When Parliament amended the Canada Elections Act to establish fixed election dates every four years, then-government House leader Rob Nicholson insisted it was "an idea whose time has come." And the idea, he said, was to limit a prime minister's ability to dissolve Parliament at a time of his own choice. The change "would help to level the playing field for general elections." The public would no longer face surprise elections; political parties would benefit from a regular electoral timetable; Parliament would be free to plan its business over stable four-year terms; and voter turnout would increase. In future, the prime minister would only retain the power to seek dissolution if his government suffered defeat on a confidence vote in the House of Commons.
MPs from all parties supported the bill, although a few opposition members doubted that it would achieve its purpose. The catch was in the first clause: "Nothing in this section affects the powers of the Governor-General, including the power to dissolve Parliament at the Governor-General's discretion." Since the Governor-General acts only on the advice of the prime minister, if the power of dissolution is unchanged, the prime minister's power to choose an election date short of the new four-year limit also is unchanged. Liberal MP Marlene Jennings put the criticism most bluntly: The bill was "clearly duplicitous"; the government was simply "trying to blow sand in our eyes."
The government responded with vehement denial. The theoretical power of dissolution might remain, but the bill was a solemn declaration of Stephen Harper's intent. "This Prime Minister," Mr. Nicholson insisted, "will live by the law and the spirit of this particular piece of legislation." Another Conservative MP declared that Mr. Harper was giving up a power "that past prime ministers ... have used like a club." Months earlier, the Prime Minister himself told the House that "the government is clear that it will not be seeking an early election. At any time, Parliament can defeat the government and provoke an early election, if that is what the opposition irresponsibly chooses to do."
The government's refrain echoed repeatedly until earlier this year. There is a fixed election date in October of 2009; the Prime Minister is bound to respect that date (in honour if not in law, since the terms of the act seem self-contradictory); meantime, Parliament must get on with its work.
Now, something seems to have changed. Is there a decent way for the Prime Minister to slide away from that commitment? In April, the government whip, Jay Hill, gave warning that if Mr. Harper decides to call an election because Parliament has become "dysfunctional," he will give ample notice. "If Parliament was not functioning well, that would show a lack of confidence in the government. It's a no-brainer that we'd have to go to the people to try and settle it."
Last week, the Prime Minister confirmed that the key to the use of his power would be parliamentary "dysfunction." And who would make that ruling? "Quite frankly," Mr. Harper tells us, "I'm going to have to make a judgment in the next little while as to whether or not this Parliament can function productively."

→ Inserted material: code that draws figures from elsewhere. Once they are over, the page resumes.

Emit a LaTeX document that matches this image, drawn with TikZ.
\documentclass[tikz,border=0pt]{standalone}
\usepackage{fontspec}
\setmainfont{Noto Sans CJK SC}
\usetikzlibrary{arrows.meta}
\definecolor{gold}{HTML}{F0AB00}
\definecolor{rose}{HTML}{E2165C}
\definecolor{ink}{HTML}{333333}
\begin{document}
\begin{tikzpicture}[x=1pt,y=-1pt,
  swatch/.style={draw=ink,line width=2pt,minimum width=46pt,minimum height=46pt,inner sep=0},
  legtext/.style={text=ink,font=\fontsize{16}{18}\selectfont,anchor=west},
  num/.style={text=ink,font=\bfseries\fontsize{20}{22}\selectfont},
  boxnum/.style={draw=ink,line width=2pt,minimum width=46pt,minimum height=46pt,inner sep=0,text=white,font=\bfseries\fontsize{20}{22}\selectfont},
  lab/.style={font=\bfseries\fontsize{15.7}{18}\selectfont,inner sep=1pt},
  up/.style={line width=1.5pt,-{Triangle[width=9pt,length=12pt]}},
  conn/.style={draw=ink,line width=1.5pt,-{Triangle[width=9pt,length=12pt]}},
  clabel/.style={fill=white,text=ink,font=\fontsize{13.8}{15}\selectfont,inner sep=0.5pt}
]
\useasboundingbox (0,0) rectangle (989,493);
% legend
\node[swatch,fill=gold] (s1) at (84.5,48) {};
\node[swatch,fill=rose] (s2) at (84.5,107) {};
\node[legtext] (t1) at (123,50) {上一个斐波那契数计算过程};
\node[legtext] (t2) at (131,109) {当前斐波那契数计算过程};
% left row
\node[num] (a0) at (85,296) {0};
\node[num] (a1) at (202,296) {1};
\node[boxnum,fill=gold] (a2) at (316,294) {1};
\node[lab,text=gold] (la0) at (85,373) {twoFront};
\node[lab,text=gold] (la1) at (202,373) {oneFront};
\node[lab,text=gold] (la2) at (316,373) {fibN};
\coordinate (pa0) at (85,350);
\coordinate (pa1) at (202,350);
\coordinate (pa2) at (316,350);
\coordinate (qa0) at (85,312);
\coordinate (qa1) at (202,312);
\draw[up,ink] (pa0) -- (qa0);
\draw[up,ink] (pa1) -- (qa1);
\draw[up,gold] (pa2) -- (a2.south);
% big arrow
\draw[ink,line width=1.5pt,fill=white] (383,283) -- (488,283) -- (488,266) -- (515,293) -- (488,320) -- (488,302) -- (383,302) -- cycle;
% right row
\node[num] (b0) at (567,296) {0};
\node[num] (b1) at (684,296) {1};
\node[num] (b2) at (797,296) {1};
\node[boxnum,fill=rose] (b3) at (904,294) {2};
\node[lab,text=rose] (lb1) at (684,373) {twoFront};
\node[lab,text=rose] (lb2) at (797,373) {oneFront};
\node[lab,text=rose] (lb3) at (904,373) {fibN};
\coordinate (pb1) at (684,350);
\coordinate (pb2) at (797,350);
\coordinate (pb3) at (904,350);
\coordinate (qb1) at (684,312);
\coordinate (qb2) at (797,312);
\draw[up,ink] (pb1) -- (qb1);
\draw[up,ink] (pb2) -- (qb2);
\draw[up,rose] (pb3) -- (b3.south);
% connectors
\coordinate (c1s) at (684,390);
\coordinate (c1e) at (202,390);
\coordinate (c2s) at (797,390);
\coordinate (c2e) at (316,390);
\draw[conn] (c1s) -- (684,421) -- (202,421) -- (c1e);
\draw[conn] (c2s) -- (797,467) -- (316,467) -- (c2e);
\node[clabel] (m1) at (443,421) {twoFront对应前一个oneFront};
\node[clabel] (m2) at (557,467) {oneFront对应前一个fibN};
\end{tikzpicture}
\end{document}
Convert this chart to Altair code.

What frustrates the Prime Minister is that he now wants an end to the life of a tiresome Parliament but can't be sure that the Liberals will join the other opposition parties to ensure it. In Mr. Harper's words, Stéphane Dion "says he doesn't support the government but won't say, you know, whether he will defeat us or not. I don't think that's a tenable situation." As they tease one another in their war of words, both leaders may now see advantage in forcing the other into an election - without quite wanting to say that openly.
So the fixed election law - which the government probably introduced with half-innocent good intent in its early months of power - has become an awkward burden for the Prime Minister. Mr. Dion's erratic conduct on confidence votes has riled Mr. Harper. Does that justify the Prime Minister in violating the spirit of the election law?
The Governor-General, no doubt, is taking fresh advice on that question from her constitutional advisers. Could she reject the Prime Minister's advice to dissolve Parliament without a government defeat? Does the new law make any difference? There is only one answer: Despite the law, she would be obliged to do what the Prime Minister asks. She has no power, in this situation, to challenge the political judgment or the moral subtlety of the Prime Minister. Mr. Harper, like other prime ministers before him, can still wield the big club. The new law is a nullity without prime ministerial self-restraint.